21. A method for cooling an information processing unit having at least one semiconductor chip liberating a large amount of heat comprising:

a step of outputting a supply power changing signal from a power source controlling section to a fan controlling section when supply power to be fed to said semiconductor chip is changed; and

a step of lowering a fan revolution speed using said fan controlling section when said supply power changing signal is input from said power source controlling section to said fan controlling section at a time of driving.

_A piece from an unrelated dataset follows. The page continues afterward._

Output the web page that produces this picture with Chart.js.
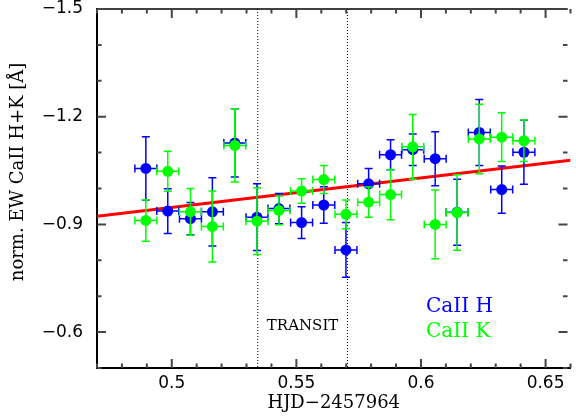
<!DOCTYPE html>
<html>
<head>
<meta charset="utf-8">
<script src="https://cdn.jsdelivr.net/npm/chart.js@4"></script>
<style>
  html, body { margin: 0; padding: 0; background: #fff; }
</style>
</head>
<body>
<canvas id="chart" width="576" height="418"></canvas>
<script>
// observation times (HJD - 2457964), shared by both lines
const times = [0.4896, 0.4984, 0.5075, 0.5163, 0.5253, 0.5342, 0.5430, 0.5521, 0.5610,
               0.5699, 0.5790, 0.5878, 0.5967, 0.6057, 0.6145, 0.6234, 0.6324, 0.6413];
const timeErr = 0.0044;

// CaII H
const ewH  = [-1.056, -0.937, -0.916, -0.935, -1.127, -0.920, -0.944, -0.905, -0.954,
              -0.829, -1.013, -1.094, -1.108, -1.083, -0.934, -1.156, -0.997, -1.101];
const errH = [0.088, 0.062, 0.045, 0.095, 0.095, 0.093, 0.042, 0.044, 0.051,
              0.076, 0.043, 0.042, 0.044, 0.075, 0.092, 0.092, 0.066, 0.089];

// CaII K
const ewK  = [-0.911, -1.048, -0.935, -0.894, -1.120, -0.909, -0.939, -0.993, -1.025,
              -0.928, -0.962, -0.983, -1.116, -0.900, -0.933, -1.138, -1.143, -1.133];
const errK = [0.058, 0.056, 0.065, 0.099, 0.102, 0.093, 0.040, 0.034, 0.039,
              0.040, 0.042, 0.070, 0.090, 0.096, 0.105, 0.097, 0.068, 0.058];

// linear fit
const fitX = [0.47, 0.66];
const fitY = [-0.923, -1.079];

// transit window
const transitStart = 0.5345;
const transitEnd = 0.5705;

const xRange = [0.47, 0.66];
const yRange = [-1.5, -0.5];

const toPoints = (xs, ys) => xs.map((x, i) => ({ x: x, y: ys[i] }));
const minus = v => (v < 0 ? '\u2212' : '') + Math.abs(v).toFixed(1);

// error bars are drawn just before each dataset's points
const errorBars = {
    id: 'errorBars',
    beforeDatasetDraw(chart, args) {
        const ds = chart.data.datasets[args.index];
        if (!ds.yErr) return;
        const ctx = chart.ctx;
        const sx = chart.scales.x, sy = chart.scales.y;
        const cap = 4;
        ctx.save();
        ctx.strokeStyle = ds.backgroundColor;
        ctx.lineWidth = 1.5;
        ds.data.forEach((p, i) => {
            const px = sx.getPixelForValue(p.x);
            const py = sy.getPixelForValue(p.y);
            const y1 = sy.getPixelForValue(p.y - ds.yErr[i]);
            const y2 = sy.getPixelForValue(p.y + ds.yErr[i]);
            const x1 = sx.getPixelForValue(p.x - ds.xErr);
            const x2 = sx.getPixelForValue(p.x + ds.xErr);
            ctx.beginPath();
            ctx.moveTo(px, y1); ctx.lineTo(px, y2);
            ctx.moveTo(px - cap, y1); ctx.lineTo(px + cap, y1);
            ctx.moveTo(px - cap, y2); ctx.lineTo(px + cap, y2);
            ctx.moveTo(x1, py); ctx.lineTo(x2, py);
            ctx.moveTo(x1, py - cap); ctx.lineTo(x1, py + cap);
            ctx.moveTo(x2, py - cap); ctx.lineTo(x2, py + cap);
            ctx.stroke();
        });
        ctx.restore();
    }
};

// inside tick marks on all sides, top frame line, free text
const frameTicks = {
    id: 'frameTicks',
    afterDraw(chart) {
        const ctx = chart.ctx;
        const a = chart.chartArea;
        const sx = chart.scales.x, sy = chart.scales.y;
        const rightEdge = a.right - 3;
        ctx.save();
        ctx.strokeStyle = '#000';
        ctx.lineWidth = 1.5;
        ctx.beginPath();
        ctx.moveTo(a.left, a.top);
        ctx.lineTo(rightEdge, a.top);
        ctx.stroke();

        ctx.strokeStyle = '#444';
        ctx.lineWidth = 2;
        ctx.beginPath();
        // x ticks every 0.01, long ones every 0.05
        for (let k = 47; k <= 66; k++) {
            const px = sx.getPixelForValue(k / 100);
            const len = k % 5 === 0 ? 9 : 4.5;
            ctx.moveTo(px, a.bottom);
            ctx.lineTo(px, a.bottom - len);
            ctx.moveTo(px, a.top);
            ctx.lineTo(px, a.top + len);
        }
        // y ticks every 0.1, long ones every 0.3
        for (let k = -15; k <= -5; k++) {
            const py = sy.getPixelForValue(k / 10);
            const len = k % 3 === 0 ? 9 : 4.5;
            ctx.moveTo(a.left, py);
            ctx.lineTo(a.left + len, py);
            ctx.moveTo(rightEdge, py);
            ctx.lineTo(rightEdge - len, py);
        }
        ctx.stroke();

        // y axis title
        ctx.fillStyle = '#000';
        ctx.font = '18px "DejaVu Serif"';
        ctx.textAlign = 'center';
        ctx.textBaseline = 'middle';
        ctx.save();
        ctx.translate(18, 172);
        ctx.rotate(-Math.PI / 2);
        ctx.fillText('norm. EW CaII H+K [\u00c5]', 0, 0);
        ctx.restore();

        // transit label
        ctx.font = '15px "DejaVu Serif"';
        const tx = (sx.getPixelForValue(transitStart) + sx.getPixelForValue(transitEnd)) / 2;
        ctx.fillText('TRANSIT', tx, 326);

        // legend text
        ctx.font = '20px "DejaVu Serif"';
        ctx.textAlign = 'left';
        ctx.fillStyle = chart.data.datasets[0].backgroundColor;
        ctx.fillText(chart.data.datasets[0].label, 426, 307);
        ctx.fillStyle = chart.data.datasets[1].backgroundColor;
        ctx.fillText(chart.data.datasets[1].label, 426, 332);
        ctx.restore();
    }
};

const dotted = x => ({
    data: [{ x: x, y: yRange[0] }, { x: x, y: yRange[1] }],
    showLine: true,
    borderColor: '#000',
    borderWidth: 1,
    borderDash: [1, 2],
    pointRadius: 0,
    order: 4
});

// hidden grid: only used to reserve the gap between axis and labels
const spacerGrid = len => ({
    display: true,
    drawOnChartArea: false,
    drawTicks: true,
    tickLength: len,
    color: 'rgba(0,0,0,0)'
});

new Chart(document.getElementById('chart'), {
    type: 'scatter',
    data: {
        datasets: [
            {
                label: 'CaII H',
                data: toPoints(times, ewH),
                yErr: errH,
                xErr: timeErr,
                backgroundColor: '#0000ff',
                borderWidth: 0,
                pointRadius: 5.5,
                order: 1
            },
            {
                label: 'CaII K',
                data: toPoints(times, ewK),
                yErr: errK,
                xErr: timeErr,
                backgroundColor: '#00ff00',
                borderWidth: 0,
                pointRadius: 5.5,
                order: 0
            },
            {
                label: 'fit',
                data: toPoints(fitX, fitY),
                showLine: true,
                borderColor: '#ff0000',
                borderWidth: 3,
                pointRadius: 0,
                order: 2
            },
            dotted(transitStart),
            dotted(transitEnd)
        ]
    },
    options: {
        responsive: false,
        animation: false,
        layout: { padding: { top: 9, right: 0, left: 0, bottom: 0 } },
        plugins: {
            legend: { display: false },
            tooltip: { enabled: false }
        },
        scales: {
            x: {
                type: 'linear',
                min: xRange[0],
                max: xRange[1],
                afterFit: s => { s.height = 50; },
                grid: spacerGrid(7),
                border: { display: true, color: '#000', width: 2 },
                ticks: {
                    stepSize: 0.01,
                    autoSkip: false,
                    maxRotation: 0,
                    padding: 0,
                    color: '#000',
                    font: { family: '"DejaVu Sans"', size: 17, lineHeight: 1 },
                    callback: v => Math.round(v * 100) % 5 === 0 ? String(parseFloat(v.toFixed(2))) : ''
                },
                title: {
                    display: true,
                    text: 'HJD\u22122457964',
                    color: '#000',
                    font: { family: '"DejaVu Serif"', size: 18 },
                    padding: { top: 0, bottom: 4 }
                }
            },
            y: {
                type: 'linear',
                reverse: true,
                min: yRange[0],
                max: yRange[1],
                afterFit: s => { s.width = 97; },
                grid: spacerGrid(14),
                border: { display: true, color: '#000', width: 2 },
                ticks: {
                    stepSize: 0.1,
                    autoSkip: false,
                    padding: 0,
                    color: '#000',
                    font: { family: '"DejaVu Sans"', size: 17, lineHeight: 1 },
                    callback: v => Math.round(v * 10) % 3 === 0 ? minus(v) : ''
                }
            }
        }
    },
    plugins: [errorBars, frameTicks]
});
</script>
</body>
</html>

22. A method for cooling an information processing unit having at least one semiconductor chip liberating a large amount of heat comprising:

a step of storing in advance a plurality of temperature threshold values corresponding to a characteristic of each of semiconductor chips of two or more types and, when arbitrary one semiconductor out of semiconductors of two or more types is embedded, of setting selectively said temperature threshold value to a temperature threshold value corresponding to said embedded semiconductor chip;

a step of outputting an alarm signal from a temperature monitoring section to a fan controlling section when a temperature of said semiconductor chip exceeds said temperature threshold value; and

a step of increasing a fan revolution speed using said fan controlling section when said alarm signal is input from said temperature monitoring section to said fan controlling section at a time of driving.

23. A method for cooling an information processing unit having at least one semiconductor chip liberating a large amount of heat comprising:

a step of outputting a signal showing a change in amounts of supply power from a power source section to feed supply power to said information processing unit to a fan controlling section; and

a step of lowering a fan revolution speed using said fan controlling section when said signal showing a change in said amount of said supply power is input from said power source section to said fan controlling section at a time of driving.